Parameters:minibatch (RnnlmExample) – The minibatch to be modified. At entry the words-indexes in fields input_words, and sampled_words will be in their canonical numbering. At exit the numbers present in those arrays will be indexes into the active_words vector that this function outputs. For instance, suppose minibatch.input_words[9] == 1034 at entry; at exit we might have minibatch.input_words[9] == 94, with active_words[94] == 1034. This function requires that minibatch.sampled_words is nonempty. If minibatch.sampled_words is empty, it means that sampling has not been done, so the negative part of the objf will use all the words. In this case the minibatch implicitly uses all words, so there is no use in renumbering. At exit, minibatch.vocab_size will have been set to the same value as len(active_words).
Returns:The list of active words, i.e. the words that were present in the fields input_words, and sampled_words in minibatch on entry. At exit, this list will be sorted and unique.

Note

It is not necessary for this function to renumber output_words because in the sampling case they are indexes into blocks of sampled_words (see documentation for RnnlmExample).

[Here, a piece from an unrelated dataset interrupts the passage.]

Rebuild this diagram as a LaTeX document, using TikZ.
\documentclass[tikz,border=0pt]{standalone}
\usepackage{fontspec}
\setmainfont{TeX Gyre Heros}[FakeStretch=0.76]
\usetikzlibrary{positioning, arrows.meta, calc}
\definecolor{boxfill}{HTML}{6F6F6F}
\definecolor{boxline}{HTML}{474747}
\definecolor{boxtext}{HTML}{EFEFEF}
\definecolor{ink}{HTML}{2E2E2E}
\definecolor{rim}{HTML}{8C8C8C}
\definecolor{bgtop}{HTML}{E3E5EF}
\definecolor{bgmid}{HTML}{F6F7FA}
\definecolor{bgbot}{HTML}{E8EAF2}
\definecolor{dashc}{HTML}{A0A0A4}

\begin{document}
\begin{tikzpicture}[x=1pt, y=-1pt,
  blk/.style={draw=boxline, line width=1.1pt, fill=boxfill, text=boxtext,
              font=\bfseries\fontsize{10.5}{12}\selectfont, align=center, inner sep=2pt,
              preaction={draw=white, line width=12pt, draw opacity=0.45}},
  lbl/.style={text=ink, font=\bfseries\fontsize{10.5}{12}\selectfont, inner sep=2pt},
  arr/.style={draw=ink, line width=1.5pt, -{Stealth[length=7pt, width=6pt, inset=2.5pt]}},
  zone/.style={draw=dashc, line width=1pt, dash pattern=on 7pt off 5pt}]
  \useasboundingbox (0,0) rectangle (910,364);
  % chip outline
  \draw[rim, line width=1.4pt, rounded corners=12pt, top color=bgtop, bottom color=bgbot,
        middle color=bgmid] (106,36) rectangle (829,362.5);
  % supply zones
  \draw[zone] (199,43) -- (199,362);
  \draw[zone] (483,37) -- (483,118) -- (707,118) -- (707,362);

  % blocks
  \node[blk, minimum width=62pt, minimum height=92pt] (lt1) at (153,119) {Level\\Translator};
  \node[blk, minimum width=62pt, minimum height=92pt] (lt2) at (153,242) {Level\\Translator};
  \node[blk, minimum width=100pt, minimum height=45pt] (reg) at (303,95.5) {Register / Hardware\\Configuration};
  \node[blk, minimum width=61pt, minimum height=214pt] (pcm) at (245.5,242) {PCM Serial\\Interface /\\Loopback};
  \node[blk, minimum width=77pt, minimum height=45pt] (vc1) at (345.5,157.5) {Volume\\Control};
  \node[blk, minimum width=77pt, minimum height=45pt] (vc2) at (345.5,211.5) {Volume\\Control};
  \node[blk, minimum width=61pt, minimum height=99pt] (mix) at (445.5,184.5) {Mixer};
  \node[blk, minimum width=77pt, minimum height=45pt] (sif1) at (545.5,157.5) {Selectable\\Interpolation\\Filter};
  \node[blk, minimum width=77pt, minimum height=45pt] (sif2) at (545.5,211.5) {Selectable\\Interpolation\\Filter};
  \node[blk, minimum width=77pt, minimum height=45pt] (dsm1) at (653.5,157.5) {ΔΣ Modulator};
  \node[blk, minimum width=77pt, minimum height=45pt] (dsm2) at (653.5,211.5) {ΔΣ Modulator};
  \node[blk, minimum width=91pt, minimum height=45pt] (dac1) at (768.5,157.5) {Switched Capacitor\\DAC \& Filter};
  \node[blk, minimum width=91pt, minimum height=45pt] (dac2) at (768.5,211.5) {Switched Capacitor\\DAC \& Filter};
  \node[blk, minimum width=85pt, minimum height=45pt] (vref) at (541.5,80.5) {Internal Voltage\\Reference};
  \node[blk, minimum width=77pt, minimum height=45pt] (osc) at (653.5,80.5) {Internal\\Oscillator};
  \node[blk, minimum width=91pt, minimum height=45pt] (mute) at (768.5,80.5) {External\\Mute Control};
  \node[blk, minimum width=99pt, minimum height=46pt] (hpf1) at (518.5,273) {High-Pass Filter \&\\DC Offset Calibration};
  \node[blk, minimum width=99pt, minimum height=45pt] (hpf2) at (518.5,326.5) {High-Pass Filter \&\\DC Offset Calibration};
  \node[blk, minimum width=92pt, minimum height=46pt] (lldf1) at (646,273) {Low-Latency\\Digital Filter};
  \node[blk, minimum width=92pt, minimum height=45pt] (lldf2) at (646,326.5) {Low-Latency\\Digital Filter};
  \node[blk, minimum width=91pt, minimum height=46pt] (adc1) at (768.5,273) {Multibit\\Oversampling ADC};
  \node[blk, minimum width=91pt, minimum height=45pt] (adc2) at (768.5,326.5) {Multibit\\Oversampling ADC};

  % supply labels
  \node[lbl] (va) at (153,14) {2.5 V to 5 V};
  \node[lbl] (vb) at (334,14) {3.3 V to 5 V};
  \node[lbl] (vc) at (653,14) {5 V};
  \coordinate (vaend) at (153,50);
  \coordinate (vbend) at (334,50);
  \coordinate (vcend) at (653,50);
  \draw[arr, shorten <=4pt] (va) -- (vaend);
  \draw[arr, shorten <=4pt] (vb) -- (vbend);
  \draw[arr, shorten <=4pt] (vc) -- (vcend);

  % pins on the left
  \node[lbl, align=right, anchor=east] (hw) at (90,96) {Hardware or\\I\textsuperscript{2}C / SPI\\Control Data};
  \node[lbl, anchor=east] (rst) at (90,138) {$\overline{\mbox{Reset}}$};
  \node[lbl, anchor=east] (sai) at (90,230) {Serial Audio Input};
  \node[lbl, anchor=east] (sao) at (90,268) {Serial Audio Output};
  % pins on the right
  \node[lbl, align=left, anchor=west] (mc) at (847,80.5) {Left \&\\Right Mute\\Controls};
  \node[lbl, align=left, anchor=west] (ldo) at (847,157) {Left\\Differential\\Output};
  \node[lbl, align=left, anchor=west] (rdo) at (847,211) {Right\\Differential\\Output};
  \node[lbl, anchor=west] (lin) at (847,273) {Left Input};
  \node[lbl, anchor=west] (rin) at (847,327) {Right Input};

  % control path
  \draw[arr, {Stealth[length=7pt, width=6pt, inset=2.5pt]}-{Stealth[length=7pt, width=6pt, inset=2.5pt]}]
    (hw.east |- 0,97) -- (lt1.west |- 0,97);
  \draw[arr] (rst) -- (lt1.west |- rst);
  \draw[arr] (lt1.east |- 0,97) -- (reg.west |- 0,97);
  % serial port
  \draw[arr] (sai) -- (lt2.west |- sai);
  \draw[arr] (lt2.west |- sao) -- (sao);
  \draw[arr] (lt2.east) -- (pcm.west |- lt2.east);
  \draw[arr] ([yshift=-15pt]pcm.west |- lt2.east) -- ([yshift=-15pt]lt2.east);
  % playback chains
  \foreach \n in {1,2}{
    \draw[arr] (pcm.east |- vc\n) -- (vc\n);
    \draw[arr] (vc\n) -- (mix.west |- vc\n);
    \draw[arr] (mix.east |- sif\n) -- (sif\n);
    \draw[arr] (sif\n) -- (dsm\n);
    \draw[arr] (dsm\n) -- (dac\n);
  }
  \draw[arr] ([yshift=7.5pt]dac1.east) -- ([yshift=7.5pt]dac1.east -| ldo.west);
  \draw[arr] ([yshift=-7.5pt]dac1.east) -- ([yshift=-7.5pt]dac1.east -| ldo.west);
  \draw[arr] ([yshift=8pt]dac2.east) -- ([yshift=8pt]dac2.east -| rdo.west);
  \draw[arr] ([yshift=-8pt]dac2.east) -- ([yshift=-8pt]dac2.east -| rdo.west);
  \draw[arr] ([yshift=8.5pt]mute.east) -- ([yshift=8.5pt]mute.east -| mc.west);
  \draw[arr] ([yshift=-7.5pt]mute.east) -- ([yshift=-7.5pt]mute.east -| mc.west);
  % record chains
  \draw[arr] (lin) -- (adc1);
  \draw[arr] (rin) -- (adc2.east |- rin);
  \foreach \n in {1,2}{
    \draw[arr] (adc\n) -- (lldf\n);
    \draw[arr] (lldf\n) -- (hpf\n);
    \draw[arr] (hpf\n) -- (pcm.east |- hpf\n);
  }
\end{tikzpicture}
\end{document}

kaldi.rnnlm.sample_without_replacement(probs:list<float>) → list<int>

Samples without replacement from a distribution.

Samples without replacement from a distribution, with provided 1st order inclusion probabilities. For example, if probs[i] == 1.0, i will definitely be included in the output list, and if probs[i] == 0.0, i will definitely not be included.

Parameters:probs (List[float]) – The input list of inclusion probabilities, with 0.0 <= probs[i] <= 1.0, and the sum of probs should be close to an integer. (specifically: within 1.0e-03 of a whole number; this should be easy to ensure in double precision). Let ‘k’ be this sum, rounded to the nearest integer.
Returns:The output list is an unsorted list of ‘k’ distinct samples with first order inclusion probabilities given by probs.
kaldi.rnnlm.total_of_distribution(d:list<tuple<int, float>>) → float

Returns the sum of the elements of a distribution. :param d: The input distribution. :type d: List[Tuple[int,float]]

Returns:The sum of elements of a distribution.